Although what Pat says, sounds more appropriate theoretically, but I have to side with Dave here, for he says the brutal truth.
TDD can be a great practice when you are, may be, building your own small-mini-side project at home.
But when you work for an enterprise, you cannot practically do 100% TDD for any real business deliverables.
You should write tests to test a piece of logic, both positive & negative, if it makes sense to your business purpose.
With so many frameworks around these days, there is so much boiler-plate code, that it does not make any sense to follow a true TDD approach.
Also, in enterprise level apps, more often than not, there is no need to test all 100% plausible and implausible scenarios. Mostly, you know there are N number of known scenarios you can write tests for those, both positive as well as well negative, and then encompass all of the rest inconsequential scenarios in 1 single bucket of failure or the bucket of "do not care".
With so much debate going on about true-blooded TDD and all, but what I feel is that it is more important to understand the business value of what we are doing, and use our practical experience to apply the correct logic in solving that problem.

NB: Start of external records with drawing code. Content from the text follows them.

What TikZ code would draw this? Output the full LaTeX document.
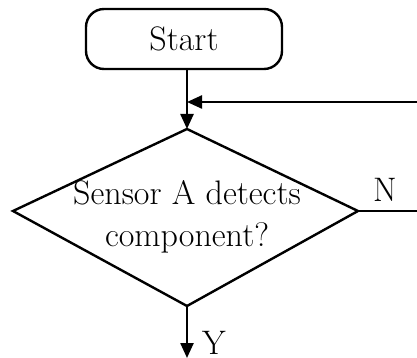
\documentclass[tikz,border=0pt]{standalone}
\usetikzlibrary{arrows.meta}
\begin{document}
\begin{tikzpicture}[x=1pt,y=-1pt,
  line width=2.4pt,
  every node/.style={font=\fontsize{34}{42}\selectfont},
  flow/.style={-{Triangle[length=15pt,width=13pt]}},
  terminal/.style={draw,rounded corners=18pt,minimum width=196pt,minimum height=60pt,inner sep=0pt},
  label/.style={inner sep=0pt,align=center}]
\useasboundingbox (0,0) rectangle (417,358);
% start terminal
\node[terminal] (start) at (184,39) {Start};
% decision diamond
\coordinate (dtop) at (187,129);
\coordinate (dright) at (358,211);
\coordinate (dbot) at (187,306);
\coordinate (dleft) at (13,211);
\draw[line join=miter] (dtop) -- (dright) -- (dbot) -- (dleft) -- cycle;
\node[label] (sense) at (187,217) {Sensor A detects\\component?};
% connectors
\coordinate (startout) at (start.south -| dtop);
\coordinate (loop) at (417,102);
\coordinate (merge) at (dtop |- loop);
\coordinate (noend) at (417,211);
\coordinate (yesend) at (187,358);
\draw[flow] (startout) -- (dtop);
\draw[flow] (loop) -- (merge);
\draw (dright) -- (noend);
\draw[flow] (dbot) -- (yesend);
\node[label] (nlab) at (385,190) {N};
\node[label] (ylab) at (214,343) {Y};
\end{tikzpicture}
\end{document}
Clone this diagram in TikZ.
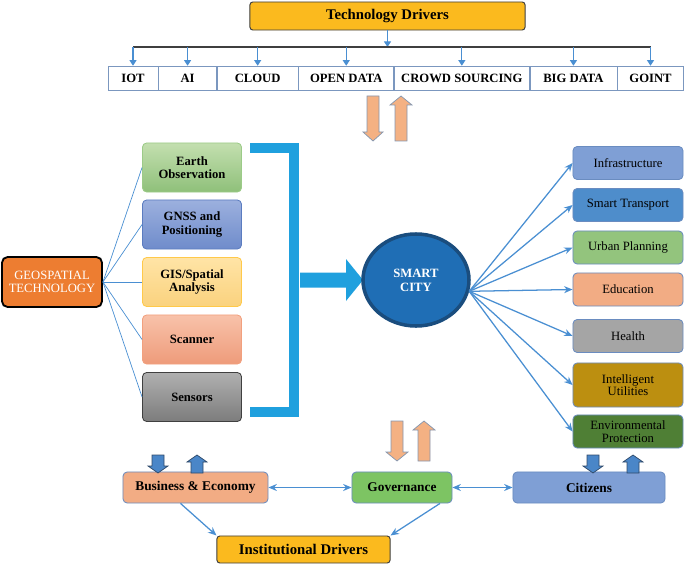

There is no point in solving a non-problem which nobody cares & keep on writing innumerable test cases. I mean, practically speaking, u cant possibly think of ALL the different scenarios for a given situation. Even if someone does, I am sure someone else can come up with one more. So, let us not go down the rabbit hole.
Rather put our energy in identifying what matters to the business and solve that, then move on to the next problem.